Though these principles were crystallized through utility-of-the-future regulatory proceedings in early-adopter states, they quickly spread throughout the country as 2020 approached. Armed with these principles and newly opened regulatory dockets intended to guide the future of DERs, utilities felt emboldened to innovate.
Some utilities acted as front-end customer acquisition engines for the next wave of DERs, acting as their customers’ trusted energy advisors. Some opened marketplaces, while others partnered with Google on Project Sunroof and customer-facing services.
Other utilities incorporated DERs into their resource planning processes and began soliciting behind-the-meter resources as an alternative to capital investments in the distribution grid. In support of lower-cost DER alternatives, regulators build mechanisms for utilities to earn profit on their procured services, in addition to capital investments.
At the urging of large customers, utilities started tailoring green tariff programs and site-specific power purchase agreements for individual customers. The few customers who had defected from their utility in the early days remained the exception as utilities increasingly offered differentiated service based on their large customers’ needs.
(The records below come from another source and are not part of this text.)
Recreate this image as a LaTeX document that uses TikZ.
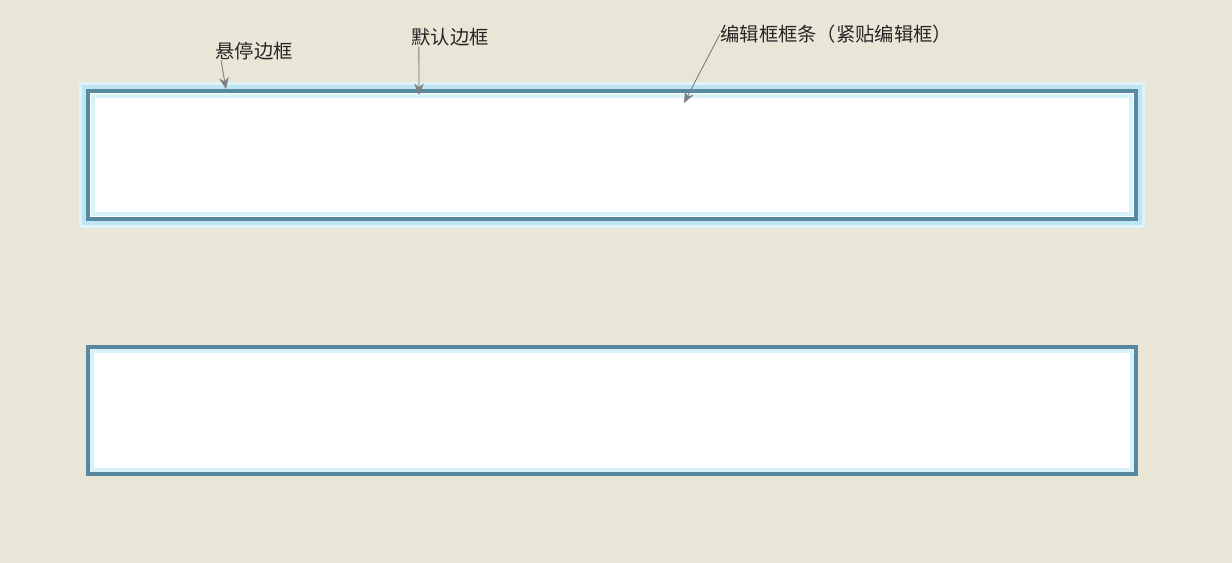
\documentclass[tikz,border=0pt]{standalone}
\usepackage{fontspec}
\newfontfamily\cjk{Noto Sans CJK SC}
\usetikzlibrary{arrows.meta}
\definecolor{bgcol}{RGB}{234,230,215}
\definecolor{glowcol}{RGB}{190,230,242}
\definecolor{edgecol}{RGB}{88,136,160}
\definecolor{innercol}{RGB}{216,242,250}
\definecolor{pointer}{RGB}{128,128,128}
\tikzset{
  lbl/.style={font=\cjk\fontsize{11pt}{13pt}\selectfont, text=black!85, inner sep=0pt, anchor=west},
  tip/.style={draw=pointer, fill=pointer, line width=0.5pt, -{Stealth[length=6.5pt,width=5.5pt]}},
}
\begin{document}
\begin{tikzpicture}[x=0.02cm,y=-0.02cm]
\fill[bgcol] (0,0) rectangle (1232,563);
\useasboundingbox (0,0) rectangle (1232,563);
% hover box (top)
\draw[glowcol!50, line width=9pt] (87,90) rectangle (1137,220);
\draw[glowcol, line width=6pt] (87,90) rectangle (1137,220);
\draw[edgecol, fill=white, line width=2.8pt] (88,91) rectangle (1136,219);
\draw[innercol, line width=2.2pt] (93,96) rectangle (1131,214);
% default box (bottom)
\draw[edgecol, fill=white, line width=2pt] (88,347) rectangle (1136,474);
\draw[innercol, line width=1.8pt] (92,351) rectangle (1132,470);
% labels
\node[lbl] (hover) at (215,51) {悬停边框};
\node[lbl] (normal) at (411,37) {默认边框};
\node[lbl] (editbar) at (720,34) {编辑框框条（紧贴编辑框）};
\coordinate (hoverend) at (226,89);
\coordinate (normalend) at (419,95);
\coordinate (editend) at (684,103);
\draw[tip] ([xshift=3.4pt]hover.south west) -- (hoverend);
\draw[tip] ([xshift=4.5pt]normal.south west) -- (normalend);
\draw[tip] (editbar.west) -- (editend);
\end{tikzpicture}
\end{document}
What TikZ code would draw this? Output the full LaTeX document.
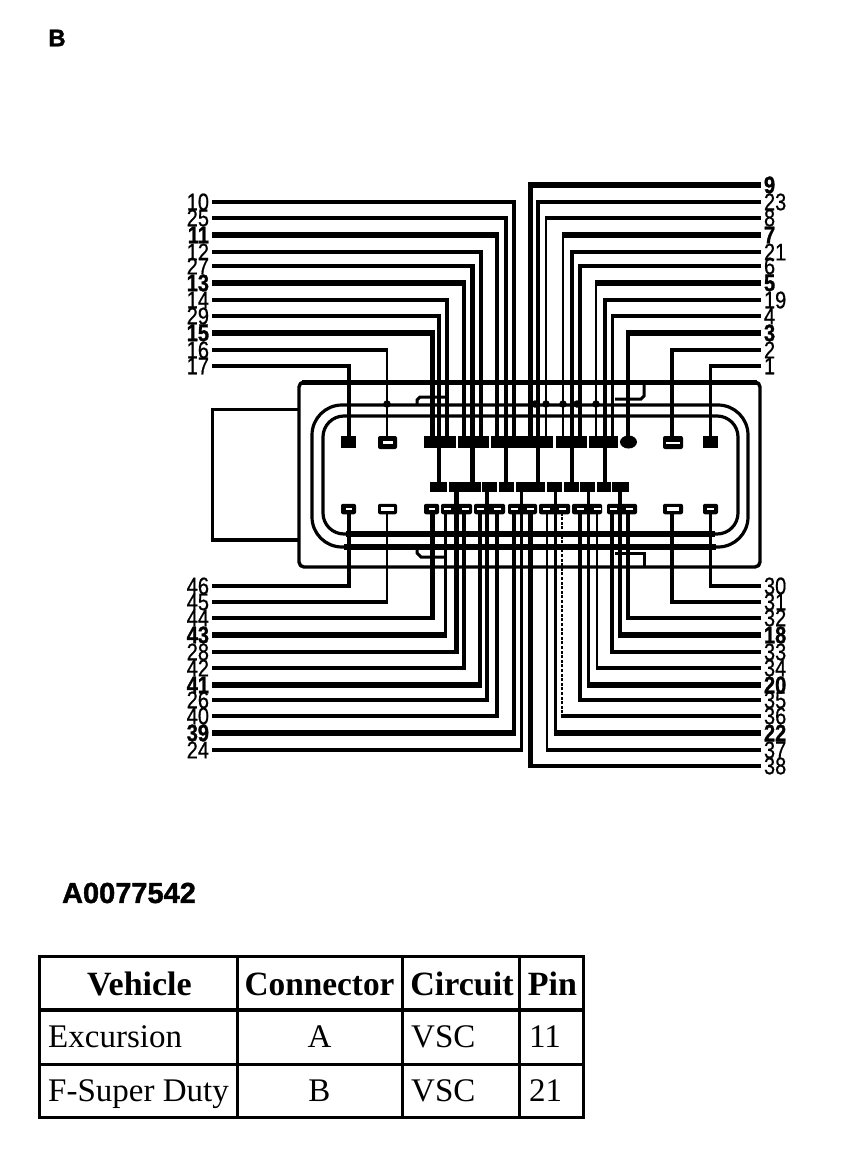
\documentclass[tikz,border=0pt]{standalone}
\usepackage{fontspec}
\setmainfont{Liberation Serif}
\newfontfamily\labfont[FakeBold=0.7]{Liberation Sans}
\newfontfamily\labheavy[FakeBold=1.4]{Liberation Sans Bold}
\usetikzlibrary{calc,shapes.geometric}
\tikzset{
  pinlab/.style={inner sep=0pt,outer sep=3pt,font=\labfont\fontsize{20}{20}\selectfont},
  block/.style={fill=black,draw=none,inner sep=0pt,outer sep=0pt,rectangle},
  roundblock/.style={block,rounded corners=2pt},
  oval/.style={fill=black,draw=none,inner sep=0pt,outer sep=0pt,ellipse},
  shell/.style={line width=3.4pt,line join=round},
  seal/.style={line width=3.2pt},
  latch/.style={line width=3pt},
  grid/.style={line width=3pt,line cap=rect},
  cellhead/.style={inner sep=0pt,anchor=base,font=\fontsize{34}{34}\selectfont\bfseries},
  cellbody/.style={inner sep=0pt,anchor=base,font=\fontsize{33}{33}\selectfont},
  title/.style={inner sep=0pt},
  vwire/.style={},
  dottedwire/.style={dash pattern=on 3pt off 1.6pt}
}
% name, label y, wire x, end y, horizontal width, vertical width, x side, y side
\newcommand\pinwire[8]{%
  \ifnum#7>0 \def\labx{212}\def\laba{east}\else \def\labx{761}\def\laba{west}\fi
  \node[pinlab,anchor=\laba] (l#1) at (\labx,#2) {\ifnum#5>4 \labheavy\fontsize{20}{20}\selectfont\fi\scalebox{1}[1.2]{#1}};
  \coordinate (p#1) at (#3,#4);
  \coordinate (c#1) at (#3,#2);
  \draw[line width=#5pt] (l#1.\laba) -- ($(c#1)+({#7*#6/2},0)$);
  \draw[line width=#6pt,vwire] ($(c#1)+(0,{#8*#5/2})$) -- (p#1);
}
\begin{document}
\begin{tikzpicture}[x=1pt,y=-1pt]
\useasboundingbox (0,0) rectangle (864,1170);
\node[title,font=\labheavy\fontsize{24}{24}\selectfont] (sheet) at (57,38) {B};
\node[title,font=\labheavy\fontsize{29}{29}\selectfont] (code) at (129,893) {A0077542};

% connector body
\draw[shell,rounded corners=5pt] (299,382) rectangle (760,567);
\draw[line width=5pt] (302,382) -- (757,382);
\draw[line width=3pt] (299,409) -- (212,409) -- (212,540);
\draw[line width=4pt] (210.5,540) -- (299,540);
% seals
\draw[seal,rounded corners=30pt] (312,405) rectangle (748,547);
\draw[seal,rounded corners=21pt] (323,416) rectangle (738,534);
\draw[line width=5.5pt] (344,547) -- (716,547);
\draw[line width=6pt] (346,534) -- (715,534);
% latches
\draw[latch] (417,405) -- (417,400) -- (420,397) -- (446,397);
\draw[latch] (615,399) -- (641,399) -- (644,396) -- (644,384);
\draw[latch] (417,547) -- (417,553) -- (421,557) -- (446,557);
\draw[latch] (615,553) -- (644,553) -- (644,567);

% wires above the connector
\foreach \n/\y/\x/\e/\h/\v in {10/202/514/442/4/4,25/218/506/487/4/4,11/235/497/442/6/4,12/252/480.7/442/4/4,27/266/472/487/4/5,13/283/464/442/6/4,14/300/446.7/442/4/4,29/316/438.7/487/4/4,15/333/432/442/6/5,16/350/387/442/4/2.5,17/366/349/442/4/4}
  {\pinwire{\n}{\y}{\x}{\e}{\h}{\v}{1}{-1}}
\foreach \n/\y/\x/\e/\h/\v in {9/185/530/442/6/5,23/202/538/487/4/4,8/218/546/442/4/2,7/235/563/442/6/2,21/252/572/487/4/4,6/266/580/442/4/4,5/283/596/442/6/2,19/300/605/487/4/4,4/316/612/442/4/3,3/333/628/442/6/4,2/350/672/442/4/4,1/366/710/442/4/3}
  {\pinwire{\n}{\y}{\x}{\e}{\h}{\v}{-1}{-1}}
% wires below the connector
\foreach \n/\y/\x/\e/\h/\v in {46/586/349/509/4/4,45/602/387/509/4/2.5,44/618/432/509/4/5,43/635/445/509/6/3,28/652/456/487/4/5,42/668/464/509/4/4,41/685/480/509/6/4,26/700/487/487/4/4,40/716/497/509/4/4,39/733/514/509/6/4,24/750/521/487/4/3}
  {\pinwire{\n}{\y}{\x}{\e}{\h}{\v}{1}{1}}
\foreach \n/\y/\x/\e/\h/\v in {30/586/710/509/4/3,31/602/672/509/4/4,32/618/628/509/4/4,18/635/620/487/6/4,33/652/612/509/4/4,34/668/597/509/4/2,20/685/588/487/6/3,35/700/580/509/4/4,22/733/555/487/6/3,37/750/546.7/509/4/2,38/766/530/509/4/5}
  {\pinwire{\n}{\y}{\x}{\e}{\h}{\v}{-1}{1}}
\begin{scope}[vwire/.style={dottedwire}]
\pinwire{36}{716}{562}{509}{4}{2.2}{-1}{1}
\end{scope}

% junction dots on the inner seal line
\foreach \i/\x in {a/387,b/535,c/546,d/563,e/577,f/596}
  \node[oval,minimum width=7.5pt,minimum height=7.5pt] (dot\i) at (\x,404) {};

% row 1 of pins
\foreach \i/\x/\w in {a/348.5/15,b/440/32,c/473.5/31,d/522/62,e/571.5/31,f/603.5/29,g/710.5/15}
  \node[block,minimum width=\w pt,minimum height=12pt] (top\i) at (\x,442) {};
\node[roundblock,minimum width=19pt,minimum height=13pt] (toph) at (387.5,442.5) {};
\node[roundblock,minimum width=20pt,minimum height=13pt] (topi) at (673,442.5) {};
\node[oval,minimum width=17pt,minimum height=13pt] (topj) at (628.5,442) {};
% row 2 of pins
\foreach \i/\x/\w in {a/438.5/17,b/465/32,c/489.5/15,d/506.5/15,e/523/14,f/537.5/15,g/554.5/15,h/571.5/15,i/587.5/15,j/604/14,k/620.5/17}
  \node[block,minimum width=\w pt,minimum height=10pt] (mid\i) at (\x,487) {};
% row 3 of pins
\foreach \i/\x/\w in {a/348.5/15,b/387.5/19,c/431.5/15,d/456.5/31,e/489.5/31,f/522.5/29,g/554.5/31,h/587/30,i/622/30,j/673/20,k/710.5/15}
  \node[roundblock,minimum width=\w pt,minimum height=10.5pt] (low\i) at (\x,509) {};

% slits of the open pins
\foreach \x/\y/\w/\t in {387.5/442.5/10/2.5,673/443/14/2.5,348.5/508.5/6/2,387.5/509/13/4.5,431.5/508.5/6/2,447/508.5/7/2,465/508.5/7/2,480/508.5/7/2,497/508.5/7/2,514/508.5/7/2,530/508.5/7/2,546/508.5/7/2,562/508.5/7/2,580/508.5/7/2,597/508.5/7/2,613/508.5/7/2,629/508.5/7/2,673/509/12/4,710.5/508.5/7/2}
  \fill[white] ({\x-\w/2},{\y-\t/2}) rectangle ({\x+\w/2},{\y+\t/2});

% table
\draw[grid] (39,956) rectangle (583,1117);
\draw[line width=4pt] (39,1010) -- (583,1010);
\draw[line width=3pt] (39,1064) -- (583,1064);
\foreach \x in {237,402,519} \draw[line width=3pt] (\x,956) -- (\x,1117);
\node[cellhead] (hveh) at (139.5,995) {Vehicle};
\node[cellhead] (hcon) at (319.5,995) {\scalebox{0.98}[1]{Connector}};
\node[cellhead] (hcir) at (462,995) {Circuit};
\node[cellhead] (hpin) at (552.5,995) {Pin};
\node[cellbody,anchor=base west] (v1) at (48,1047) {Excursion};
\node[cellbody] (c1) at (319.5,1047) {A};
\node[cellbody,anchor=base west] (r1) at (411,1047) {VSC};
\node[cellbody,anchor=base west] (n1) at (529,1047) {11};
\node[cellbody,anchor=base west] (v2) at (48,1101) {F-Super Duty};
\node[cellbody] (c2) at (319.5,1101) {B};
\node[cellbody,anchor=base west] (r2) at (411,1101) {VSC};
\node[cellbody,anchor=base west] (n2) at (529,1101) {21};
\end{tikzpicture}
\end{document}
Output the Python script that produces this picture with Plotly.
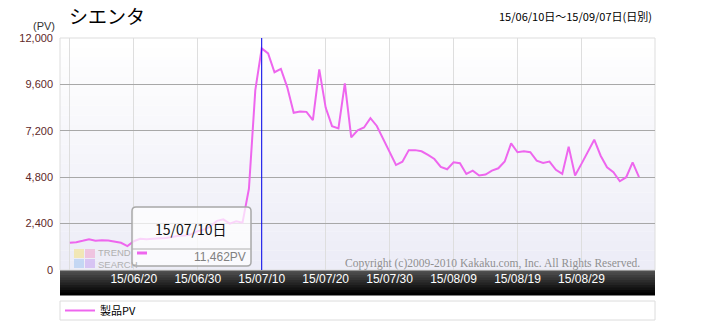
import plotly.graph_objects as go
import pandas as pd

# ---- data ----
start_date = "2015-06-10"
pv_values = [
    1410, 1440, 1510, 1590, 1510, 1540, 1530, 1460, 1410, 1240,
    1490, 1610, 1590, 1610, 1630, 1660, 1710, 1770, 1780, 1850,
    2010, 2090, 2260, 2540, 2620, 2400, 2520, 2450, 4200, 9300,
    11462, 11200, 10230, 10400, 9450, 8130, 8200, 8180, 7750, 10380,
    8400, 7440, 7320, 9650, 6860, 7230, 7370, 7850, 7450, 6800,
    6120, 5430, 5600, 6200, 6200, 6140, 5950, 5740, 5330, 5210,
    5570, 5520, 4970, 5140, 4890, 4940, 5140, 5260, 5610, 6550,
    6090, 6140, 6090, 5660, 5540, 5610, 5180, 4970, 6380, 4890,
    5490, 6090, 6740, 5910, 5310, 5060, 4590, 4800, 5570, 4800,
]
dates = pd.date_range(start_date, periods=len(pv_values), freq="D")
x_tick_dates = ["2015-06-10", "2015-06-20", "2015-06-30", "2015-07-10", "2015-07-20",
                "2015-07-30", "2015-08-09", "2015-08-19", "2015-08-29"]
x_tick_labels = ["", "15/06/20", "15/06/30", "15/07/10", "15/07/20",
                 "15/07/30", "15/08/09", "15/08/19", "15/08/29"]
y_tick_vals = [0, 2400, 4800, 7200, 9600, 12000]
y_tick_labels = ["0", "2,400", "4,800", "7,200", "9,600", "12,000"]
title_text = "シエンタ"
range_text = "15/06/10日～15/09/07日(日別)"
series_name = "製品PV"
copyright_text = "Copyright (c)2009-2010 Kakaku.com, Inc. All Rights Reserved."

# ---- geometry helpers (pixel -> paper) ----
W, H = 715, 321
L, R, T, B = 60, 655, 38, 270
def px(xp):
    return (xp - L) / (R - L)
def py(yp):
    return (B - yp) / (B - T)

peak_i = max(range(len(pv_values)), key=lambda i: pv_values[i])
peak_date = dates[peak_i]
peak_val = pv_values[peak_i]

fig = go.Figure()
fig.add_trace(go.Scatter(
    x=dates, y=pv_values, mode="lines", name=series_name,
    line=dict(color="#ee66ee", width=2), hoverinfo="skip",
))

shapes = []
# plot background gradient
nb = 24
for i in range(nb):
    t = i / (nb - 1)
    r = int(255 - 18 * t); g = int(255 - 18 * t); b = int(255 - 8 * t)
    shapes.append(dict(type="rect", xref="paper", yref="paper", layer="below",
                       x0=0, x1=1, y0=1 - (i + 1) / nb, y1=1 - i / nb,
                       fillcolor=f"rgb({r},{g},{b})", line=dict(width=0)))
# black axis band
nbb = 10
for i in range(nbb):
    t = i / (nbb - 1)
    c = int(80 * (1 - t))
    y0p = 270 + i * 25 / nbb
    shapes.append(dict(type="rect", xref="paper", yref="paper", layer="below",
                       x0=0, x1=1, y0=py(y0p + 25 / nbb + 0.5), y1=py(y0p),
                       fillcolor=f"rgb({c},{c},{c})", line=dict(width=0)))
# legend box
shapes.append(dict(type="rect", xref="paper", yref="paper", layer="below",
                   x0=0, x1=1, y0=py(320), y1=py(301),
                   fillcolor="white", line=dict(color="#dcdcdc", width=1)))
# frame
shapes.append(dict(type="rect", xref="paper", yref="paper", layer="below",
                   x0=0, x1=1, y0=0, y1=1, line=dict(color="#dddddd", width=1)))
# peak marker line
shapes.append(dict(type="line", xref="x", yref="paper", x0=peak_date, x1=peak_date,
                   y0=0, y1=1, line=dict(color="#0000ee", width=1)))

# logo squares (TREND SEARCH)
logo = [(74, 249, 84, 258, "#f4e38a"), (85, 249, 95, 258, "#f0a8d0"),
        (74, 259, 84, 268, "#a8c8f0"), (85, 259, 95, 268, "#c8a8f0")]
for x0, y0, x1, y1, c in logo:
    shapes.append(dict(type="rect", xref="paper", yref="paper", layer="above",
                       x0=px(x0), x1=px(x1), y0=py(y1), y1=py(y0),
                       fillcolor=c, opacity=0.6, line=dict(width=0)))

# tooltip rounded box
bx0, bx1, by0, by1, rr = 132, 251, 207, 266, 4
path = (f"M {px(bx0+rr)},{py(by0)} L {px(bx1-rr)},{py(by0)} "
        f"Q {px(bx1)},{py(by0)} {px(bx1)},{py(by0+rr)} L {px(bx1)},{py(by1-rr)} "
        f"Q {px(bx1)},{py(by1)} {px(bx1-rr)},{py(by1)} L {px(bx0+rr)},{py(by1)} "
        f"Q {px(bx0)},{py(by1)} {px(bx0)},{py(by1-rr)} L {px(bx0)},{py(by0+rr)} "
        f"Q {px(bx0)},{py(by0)} {px(bx0+rr)},{py(by0)} Z")
shapes.append(dict(type="path", xref="paper", yref="paper", layer="above", path=path,
                   fillcolor="rgba(255,255,255,0.72)", line=dict(color="#a8a8a8", width=1.5)))
shapes.append(dict(type="line", xref="paper", yref="paper", layer="above",
                   x0=px(bx0), x1=px(bx1), y0=py(249), y1=py(249),
                   line=dict(color="#b0b0b0", width=1)))
shapes.append(dict(type="line", xref="paper", yref="paper", layer="above",
                   x0=px(137), x1=px(147), y0=py(253), y1=py(253),
                   line=dict(color="#ee66ee", width=3)))

annotations = [
    dict(text=title_text, x=px(67), y=py(16), xref="paper", yref="paper",
         xanchor="left", yanchor="middle", showarrow=False,
         font=dict(family="Noto Sans CJK JP", size=19, color="#000000")),
    dict(text="(PV)", x=px(57), y=py(26), xref="paper", yref="paper",
         xanchor="right", yanchor="middle", showarrow=False,
         font=dict(family="Liberation Sans, Arial", size=11, color="#333333")),
    dict(text=range_text, x=px(654), y=py(16), xref="paper", yref="paper",
         xanchor="right", yanchor="middle", showarrow=False,
         font=dict(family="Noto Sans CJK JP", size=11, color="#000000")),
    dict(text=copyright_text, x=px(642), y=py(263), xref="paper", yref="paper",
         xanchor="right", yanchor="middle", showarrow=False,
         font=dict(family="Liberation Serif, Times New Roman", size=11.5, color="#909090")),
    dict(text="TREND<br>SEARCH", x=px(96), y=py(258), xref="paper", yref="paper",
         xanchor="left", yanchor="middle", showarrow=False, align="left",
         font=dict(family="Liberation Sans, Arial", size=9.5, color="#b0b0b0")),
    dict(text=peak_date.strftime("%y/%m/%d") + "日", x=px(191), y=py(229),
         xref="paper", yref="paper", xanchor="center", yanchor="middle", showarrow=False,
         font=dict(family="Noto Sans CJK JP", size=14, color="#111111")),
    dict(text=f"{peak_val:,}PV", x=px(248), y=py(257), xref="paper", yref="paper",
         xanchor="right", yanchor="middle", showarrow=False,
         font=dict(family="Liberation Sans, Arial", size=12, color="#808080")),
]

x0r = dates[0] - pd.Timedelta(hours=37)
x1r = dates[0] + pd.Timedelta(hours=int(24 * 91.5))
fig.update_layout(
    width=W, height=H,
    margin=dict(l=L, r=W - R, t=T, b=H - B, autoexpand=False),
    paper_bgcolor="white", plot_bgcolor="rgba(0,0,0,0)",
    shapes=shapes, annotations=annotations,
    showlegend=True,
    legend=dict(x=0, y=py(310.5), xanchor="left", yanchor="middle",
                bgcolor="rgba(0,0,0,0)", borderwidth=0, itemwidth=30,
                font=dict(family="Noto Sans CJK JP", size=11, color="#000000")),
    xaxis=dict(range=[x0r, x1r], tickvals=x_tick_dates, ticktext=x_tick_labels,
               showgrid=True, gridcolor="#dedede", gridwidth=1, zeroline=False,
               ticks="", showline=False, automargin=False,
               tickfont=dict(family="Liberation Sans, Arial", size=12, color="white")),
    yaxis=dict(range=[0, 12000], tickvals=y_tick_vals, ticktext=y_tick_labels,
               showgrid=True, gridcolor="#a8a8a8", gridwidth=1, zeroline=False,
               ticks="", showline=False, ticklabelstandoff=6, automargin=False,
               tickfont=dict(family="Liberation Sans, Arial", size=11, color="#602828")),
    hovermode=False,
)

fig.write_html("out.html", config={"displayModeBar": False})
In a few states, utilities transformed entirely into platform businesses, managing the grid’s operations while facilitating millions of transactions amongst sources of load, generation, storage and ancillary services.
Meanwhile, regulators across the country reformed electricity rate structures based on the new set of shared principles. Rates became more time-variant and location-specific, sending signals for DERs to be sited where their value is highest. Utilities were well positioned to help ratepayers navigate these more complex rates, and many utilities developed a new form of energy auditing focused around savings optimization through DER investment. Independent system operators created rules to enable DERs to participate in wholesale markets, and DER aggregation became the norm.
By the mid-2020s, nearly every major investor-owned utility had a new business architecture. Their sources of earnings diversified, which made their businesses more resilient to changes in load growth, commodity prices and technology evolution.
Today, the prototypical homeowner has some form of generation, load control and energy storage at her residence. Her personal grid infrastructure is optimized for her own savings and load based on the needs of the grid. An aggregator bids her capabilities into wholesale markets and periodically to the utility for grid services. But she doesn’t much notice any of this. She’s just happy that her electricity is efficient, intelligent, automated and cheaper than it was a decade earlier.